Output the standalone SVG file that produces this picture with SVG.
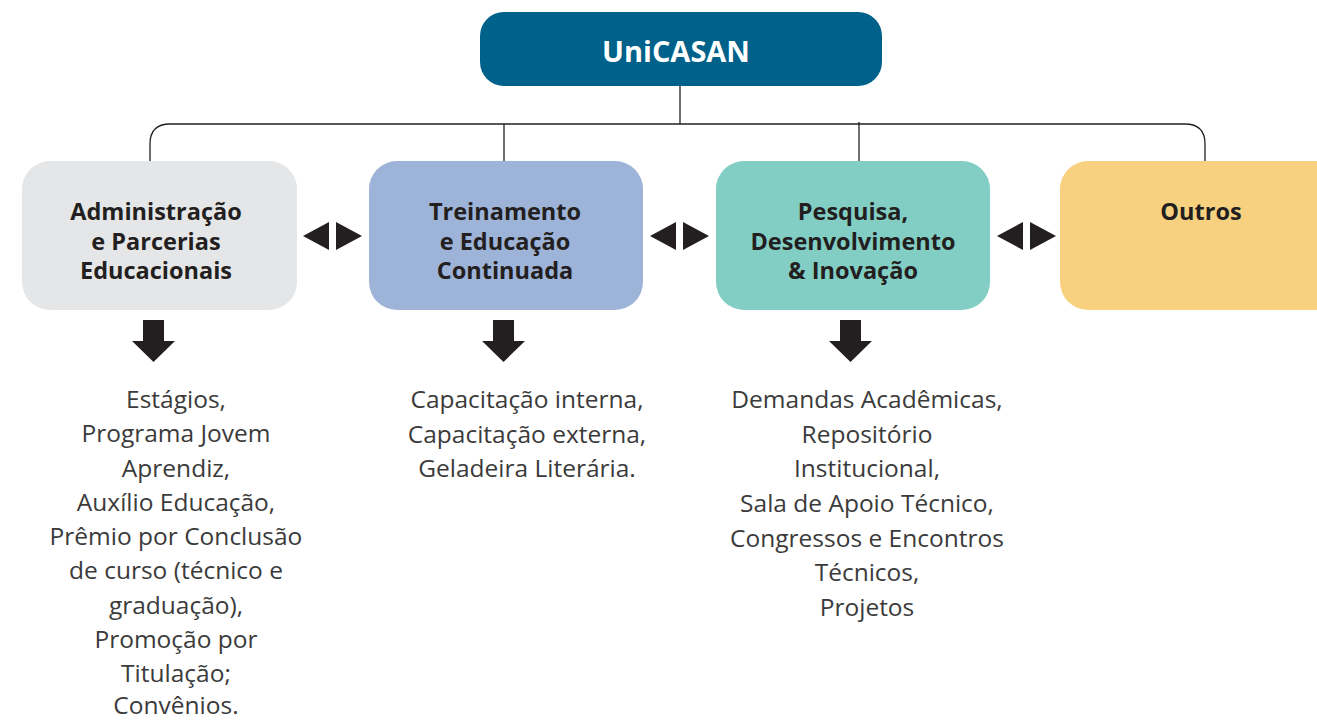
<svg xmlns="http://www.w3.org/2000/svg" width="1317" height="721" viewBox="0 0 1317 721">
<style>
.h{font-family:"Open Sans","Liberation Sans",sans-serif;font-weight:700;font-size:23.5px;fill:#231f20;text-anchor:middle;dominant-baseline:central}
.t{font-family:"Open Sans","Liberation Sans",sans-serif;font-weight:400;font-size:24.5px;fill:#3b3b3b;text-anchor:middle;dominant-baseline:central}
.c{fill:none;stroke:#231f20;stroke-width:1.3}
.a{fill:#231f20}
</style>
<rect width="1317" height="721" fill="#ffffff"/>
<g id="connectors">
<path class="c" d="M680 86 V124"/>
<path class="c" d="M150 161 V144 Q150 124 170 124 H1185 Q1205 124 1205 144 V161"/>
<path class="c" d="M504 124 V161"/>
<path class="c" d="M859 122 V161"/>
<g id="lr-arrows">
<polygon class="a" points="303,236 329,222 329,250"/>
<polygon class="a" points="362,236 336,222 336,250"/>
<polygon class="a" points="650,236 676,222 676,250"/>
<polygon class="a" points="709,236 683,222 683,250"/>
<polygon class="a" points="997,236 1023,222 1023,250"/>
<polygon class="a" points="1056,236 1030,222 1030,250"/>
</g>
<g id="down-arrows">
<polygon class="a" points="143,320 164,320 164,341 175,341 153.5,362 132,341 143,341"/>
<polygon class="a" points="493,320 514,320 514,341 525,341 503.5,362 482,341 493,341"/>
<polygon class="a" points="840,320 861,320 861,341 872,341 850.5,362 829,341 840,341"/>
</g>
</g>
<g id="root">
<rect x="480" y="12" width="402" height="74" rx="24" fill="#00618a"/>
<text class="h" x="676" y="50" style="fill:#ffffff;font-size:29px">UniCASAN</text>
</g>
<g id="admin">
<rect x="22" y="161" width="275" height="149" rx="28" fill="#e5e6e8"/>
<text class="h" x="156" y="211">Administração</text>
<text class="h" x="156" y="241">e Parcerias</text>
<text class="h" x="156" y="270">Educacionais</text>
</g>
<g id="treinamento">
<rect x="369" y="161" width="274" height="149" rx="28" fill="#9db3d8"/>
<text class="h" x="505" y="211">Treinamento</text>
<text class="h" x="505" y="241">e Educação</text>
<text class="h" x="505" y="270">Continuada</text>
</g>
<g id="pesquisa">
<rect x="716" y="161" width="274" height="149" rx="28" fill="#82cec5"/>
<text class="h" x="853" y="211">Pesquisa,</text>
<text class="h" x="853" y="241">Desenvolvimento</text>
<text class="h" x="853" y="270">&amp; Inovação</text>
</g>
<g id="outros">
<rect x="1060" y="161" width="290" height="149" rx="28" fill="#f7d17f"/>
<text class="h" x="1201" y="211">Outros</text>
</g>
<g id="admin-items">
<text class="t" x="176" y="398">Estágios,</text>
<text class="t" x="176" y="432.5">Programa Jovem</text>
<text class="t" x="176" y="467">Aprendiz,</text>
<text class="t" x="176" y="501">Auxílio Educação,</text>
<text class="t" x="176" y="535.5">Prêmio por Conclusão</text>
<text class="t" x="176" y="569.5">de curso (técnico e</text>
<text class="t" x="176" y="604">graduação),</text>
<text class="t" x="176" y="638">Promoção por</text>
<text class="t" x="176" y="672">Titulação;</text>
<text class="t" x="176" y="704">Convênios.</text>
</g>
<g id="treinamento-items">
<text class="t" x="527" y="398">Capacitação interna,</text>
<text class="t" x="527" y="433">Capacitação externa,</text>
<text class="t" x="527" y="467">Geladeira Literária.</text>
</g>
<g id="pesquisa-items">
<text class="t" x="867" y="398">Demandas Acadêmicas,</text>
<text class="t" x="867" y="433">Repositório</text>
<text class="t" x="867" y="467">Institucional,</text>
<text class="t" x="867" y="502">Sala de Apoio Técnico,</text>
<text class="t" x="867" y="537">Congressos e Encontros</text>
<text class="t" x="867" y="571">Técnicos,</text>
<text class="t" x="867" y="606">Projetos</text>
</g>
</svg>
--------------------
Reproduce the whole listing above word for word, but not its pictures.

*Full output*
Output the standalone SVG file that produces this picture with SVG.
<svg xmlns="http://www.w3.org/2000/svg" width="1317" height="721" viewBox="0 0 1317 721">
<style>
.h{font-family:"Open Sans","Liberation Sans",sans-serif;font-weight:700;font-size:23.5px;fill:#231f20;text-anchor:middle;dominant-baseline:central}
.t{font-family:"Open Sans","Liberation Sans",sans-serif;font-weight:400;font-size:24.5px;fill:#3b3b3b;text-anchor:middle;dominant-baseline:central}
.c{fill:none;stroke:#231f20;stroke-width:1.3}
.a{fill:#231f20}
</style>
<rect width="1317" height="721" fill="#ffffff"/>
<g id="connectors">
<path class="c" d="M680 86 V124"/>
<path class="c" d="M150 161 V144 Q150 124 170 124 H1185 Q1205 124 1205 144 V161"/>
<path class="c" d="M504 124 V161"/>
<path class="c" d="M859 122 V161"/>
<g id="lr-arrows">
<polygon class="a" points="303,236 329,222 329,250"/>
<polygon class="a" points="362,236 336,222 336,250"/>
<polygon class="a" points="650,236 676,222 676,250"/>
<polygon class="a" points="709,236 683,222 683,250"/>
<polygon class="a" points="997,236 1023,222 1023,250"/>
<polygon class="a" points="1056,236 1030,222 1030,250"/>
</g>
<g id="down-arrows">
<polygon class="a" points="143,320 164,320 164,341 175,341 153.5,362 132,341 143,341"/>
<polygon class="a" points="493,320 514,320 514,341 525,341 503.5,362 482,341 493,341"/>
<polygon class="a" points="840,320 861,320 861,341 872,341 850.5,362 829,341 840,341"/>
</g>
</g>
<g id="root">
<rect x="480" y="12" width="402" height="74" rx="24" fill="#00618a"/>
<text class="h" x="676" y="50" style="fill:#ffffff;font-size:29px">UniCASAN</text>
</g>
<g id="admin">
<rect x="22" y="161" width="275" height="149" rx="28" fill="#e5e6e8"/>
<text class="h" x="156" y="211">Administração</text>
<text class="h" x="156" y="241">e Parcerias</text>
<text class="h" x="156" y="270">Educacionais</text>
</g>
<g id="treinamento">
<rect x="369" y="161" width="274" height="149" rx="28" fill="#9db3d8"/>
<text class="h" x="505" y="211">Treinamento</text>
<text class="h" x="505" y="241">e Educação</text>
<text class="h" x="505" y="270">Continuada</text>
</g>
<g id="pesquisa">
<rect x="716" y="161" width="274" height="149" rx="28" fill="#82cec5"/>
<text class="h" x="853" y="211">Pesquisa,</text>
<text class="h" x="853" y="241">Desenvolvimento</text>
<text class="h" x="853" y="270">&amp; Inovação</text>
</g>
<g id="outros">
<rect x="1060" y="161" width="290" height="149" rx="28" fill="#f7d17f"/>
<text class="h" x="1201" y="211">Outros</text>
</g>
<g id="admin-items">
<text class="t" x="176" y="398">Estágios,</text>
<text class="t" x="176" y="432.5">Programa Jovem</text>
<text class="t" x="176" y="467">Aprendiz,</text>
<text class="t" x="176" y="501">Auxílio Educação,</text>
<text class="t" x="176" y="535.5">Prêmio por Conclusão</text>
<text class="t" x="176" y="569.5">de curso (técnico e</text>
<text class="t" x="176" y="604">graduação),</text>
<text class="t" x="176" y="638">Promoção por</text>
<text class="t" x="176" y="672">Titulação;</text>
<text class="t" x="176" y="704">Convênios.</text>
</g>
<g id="treinamento-items">
<text class="t" x="527" y="398">Capacitação interna,</text>
<text class="t" x="527" y="433">Capacitação externa,</text>
<text class="t" x="527" y="467">Geladeira Literária.</text>
</g>
<g id="pesquisa-items">
<text class="t" x="867" y="398">Demandas Acadêmicas,</text>
<text class="t" x="867" y="433">Repositório</text>
<text class="t" x="867" y="467">Institucional,</text>
<text class="t" x="867" y="502">Sala de Apoio Técnico,</text>
<text class="t" x="867" y="537">Congressos e Encontros</text>
<text class="t" x="867" y="571">Técnicos,</text>
<text class="t" x="867" y="606">Projetos</text>
</g>
</svg>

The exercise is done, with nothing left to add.